WHAT NEEDS TO BE DONE:
From the first line of the listing below, retype each line up to and including the one with "(10,7) -- (1389,7);"; pictures stay out.

── SUPPLIED INFORMATION

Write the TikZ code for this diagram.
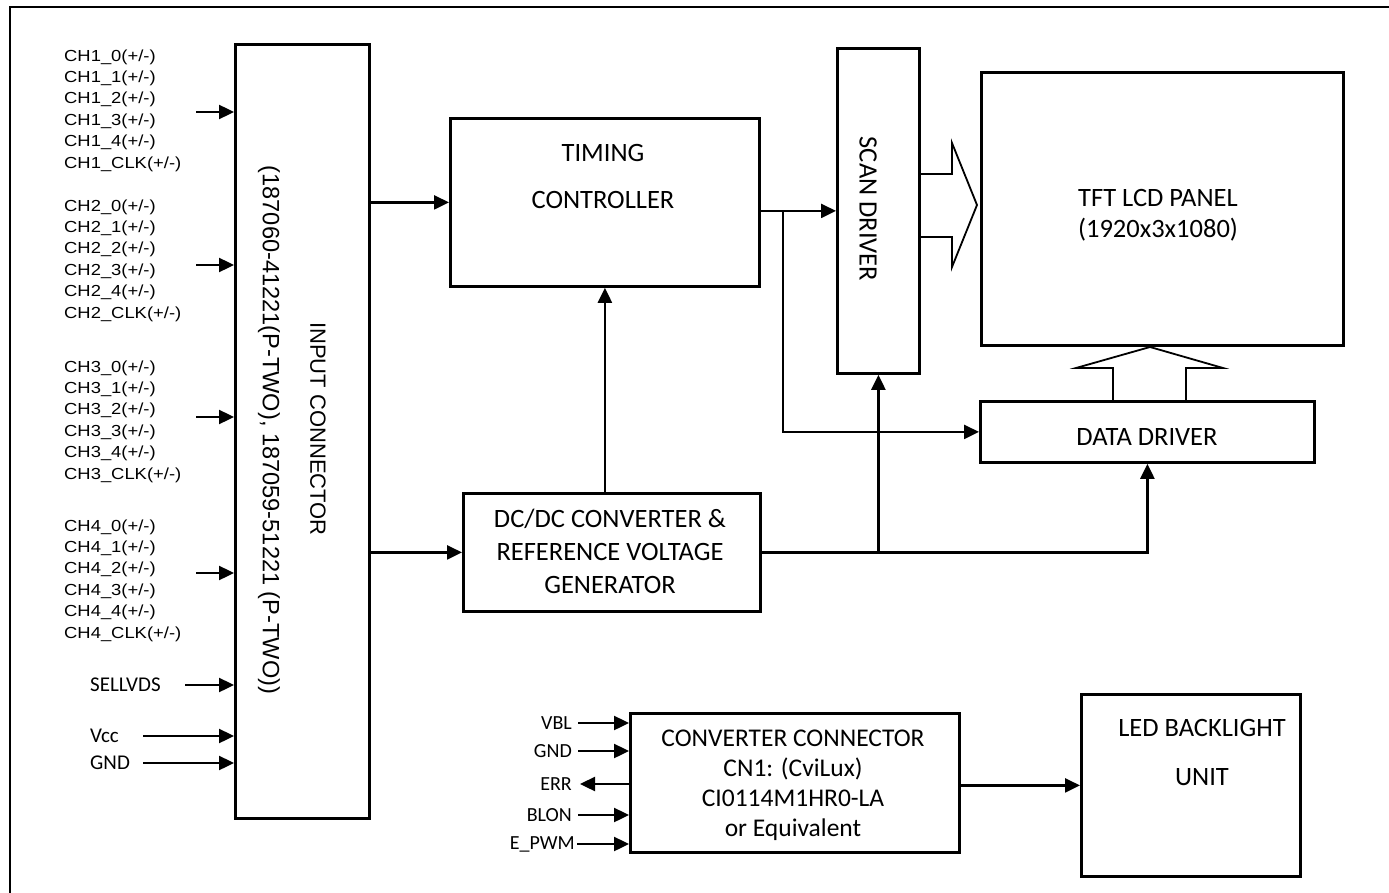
\documentclass[tikz,border=0pt]{standalone}
\usepackage{fontspec}
\setmainfont{Carlito}
\newfontfamily\arialw[FakeStretch=1.15]{Liberation Sans}
\newfontfamily\arialf{Liberation Sans}
\usetikzlibrary{arrows.meta,calc}
\begin{document}
\begin{tikzpicture}[x=1pt,y=-1pt,
  box/.style={draw,line width=2.8pt,minimum width=#1,inner sep=0pt,anchor=north west},
  arr/.style={line width=2.4pt,-{Triangle[length=15pt,width=14pt]}},
  big/.style={font=\fontsize{26.5}{31}\selectfont,inner sep=0pt,align=center},
  chl/.style={font=\arialw\fontsize{16}{18}\selectfont,anchor=west,inner sep=0pt},
  pin/.style={font=\fontsize{20}{22}\selectfont,anchor=east,inner sep=0pt},
  sel/.style={font=\fontsize{21}{22}\selectfont,anchor=west,inner sep=0pt},
  hollow/.style={line width=1.8pt,line join=miter}]
\useasboundingbox (0,0) rectangle (1389,893);
% frame
\draw[line width=2.8pt] (10,893) -- (10,7) -- (1389,7);

% boxes
\node[box=134pt,minimum height=774pt] (inp) at (234,43) {};
\node[box=309pt,minimum height=168pt] (tc) at (449,117) {};
\node[box=82pt,minimum height=325pt] (scan) at (836,47) {};
\node[box=362pt,minimum height=273pt] (panel) at (980,71) {};
\node[box=334pt,minimum height=61pt] (dd) at (979,400) {};
\node[box=297pt,minimum height=118pt] (dc) at (462,492) {};
\node[box=329pt,minimum height=139pt] (conv) at (629,712) {};
\node[box=219pt,minimum height=182pt] (led) at (1080,693) {};

% box texts
\node[rotate=-90,font=\arialf\fontsize{22}{26}\selectfont,inner sep=0pt] (inpt1) at (318,429) {INPUT CONNECTOR};
\node[rotate=-90,font=\arialf\fontsize{23.6}{27}\selectfont,inner sep=0pt] (inpt2) at (269,430) {(187060-41221(P-TWO), 187059-51221 (P-TWO))};
\node[big] (tct1) at (603,153) {TIMING};
\node[big] (tct2) at (603,200) {CONTROLLER};
\node[big,rotate=-90] (scant) at (868,209) {SCAN DRIVER};
\node[big] (pant1) at (1158,198) {TFT LCD PANEL};
\node[big] (pant2) at (1158,230) {(1920x3x1080)};
\node[big] (ddt) at (1147,437) {DATA DRIVER};
\node[big,font=\fontsize{26.5}{33}\selectfont] (dct) at (610,551) {DC/DC CONVERTER \&\\REFERENCE VOLTAGE\\GENERATOR};
\node[big,font=\fontsize{25.5}{30}\selectfont] (convt) at (793,785) {CONVERTER CONNECTOR\\CN1: (CviLux)\\CI0114M1HR0-LA\\or Equivalent};
\node[big] (ledt1) at (1202,728) {LED BACKLIGHT};
\node[big] (ledt2) at (1202,777) {UNIT};

% channel labels
\foreach \g/\y in {1/57,2/207,3/368,4/527}{
  \foreach \k/\s in {0/0,1/1,2/2,3/3,4/4,5/CLK}{
    \node[chl] (ch\g\k) at (64,\y+21.4*\k) {CH\g\_\s(+/-)};
  }
}
\foreach \g/\y in {1/112,2/265,3/417,4/573}{
  \coordinate (ca\g) at (196,\y);
  \draw[arr] (ca\g) -- (ca\g -| inp.west);
}
\node[sel] (sell) at (90,685) {SELLVDS};
\coordinate (sella) at (185,685);
\draw[arr] (sella) -- (sella -| inp.west);
\node[sel] (vcc) at (90,736) {Vcc};
\coordinate (vcca) at (143,736);
\draw[arr] (vcca) -- (vcca -| inp.west);
\node[sel] (gnd) at (90,763) {GND};
\coordinate (gnda) at (143,763);
\draw[arr] (gnda) -- (gnda -| inp.west);

% main connectors
\draw[arr] (inp.east |- tc.west) -- (tc.west);
\draw[arr] (inp.east |- dc.west) -- (dc.west);
\draw[arr] (dc.north -| tc.south) -- (tc.south);
\draw[arr] (tc.east |- scan.west) -- (scan.west);
\coordinate (br) at (783,0);
\draw[arr] (br |- scan.west) |- (dd.west);
\draw[arr] (dc.east) -| (dd.south);
\draw[arr] (dc.east -| scan.south) -- (scan.south);
\draw[arr] (conv.east |- led.west) -- (led.west);

% hollow arrows
\draw[hollow] (918,174) -- (952,174) -- (952,143) -- (977,205) -- (952,267) -- (952,237) -- (918,237);
\draw[hollow] (1113,400) -- (1113,368) -- (1076,368) -- (1150,347) -- (1223,368) -- (1186,368) -- (1186,400);

% converter pins
\node[pin] (vbl) at (572,723) {VBL};
\node[pin] (gnd2) at (572,751) {GND};
\node[pin] (err) at (572,784) {ERR};
\node[pin] (blon) at (572,815) {BLON};
\node[pin] (epwm) at (575,844) {E\_PWM};
\coordinate (p1) at (578,723);
\coordinate (p2) at (578,751);
\coordinate (p3) at (580,784);
\coordinate (p4) at (578,815);
\coordinate (p5) at (577,844);
\draw[arr] (p1) -- (p1 -| conv.west);
\draw[arr] (p2) -- (p2 -| conv.west);
\draw[arr] (p3 -| conv.west) -- (p3);
\draw[arr] (p4) -- (p4 -| conv.west);
\draw[arr] (p5) -- (p5 -| conv.west);
\end{tikzpicture}
\end{document}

────

REPLY:
Write the TikZ code for this diagram.
\documentclass[tikz,border=0pt]{standalone}
\usepackage{fontspec}
\setmainfont{Carlito}
\newfontfamily\arialw[FakeStretch=1.15]{Liberation Sans}
\newfontfamily\arialf{Liberation Sans}
\usetikzlibrary{arrows.meta,calc}
\begin{document}
\begin{tikzpicture}[x=1pt,y=-1pt,
  box/.style={draw,line width=2.8pt,minimum width=#1,inner sep=0pt,anchor=north west},
  arr/.style={line width=2.4pt,-{Triangle[length=15pt,width=14pt]}},
  big/.style={font=\fontsize{26.5}{31}\selectfont,inner sep=0pt,align=center},
  chl/.style={font=\arialw\fontsize{16}{18}\selectfont,anchor=west,inner sep=0pt},
  pin/.style={font=\fontsize{20}{22}\selectfont,anchor=east,inner sep=0pt},
  sel/.style={font=\fontsize{21}{22}\selectfont,anchor=west,inner sep=0pt},
  hollow/.style={line width=1.8pt,line join=miter}]
\useasboundingbox (0,0) rectangle (1389,893);
% frame
\draw[line width=2.8pt] (10,893) -- (10,7) -- (1389,7);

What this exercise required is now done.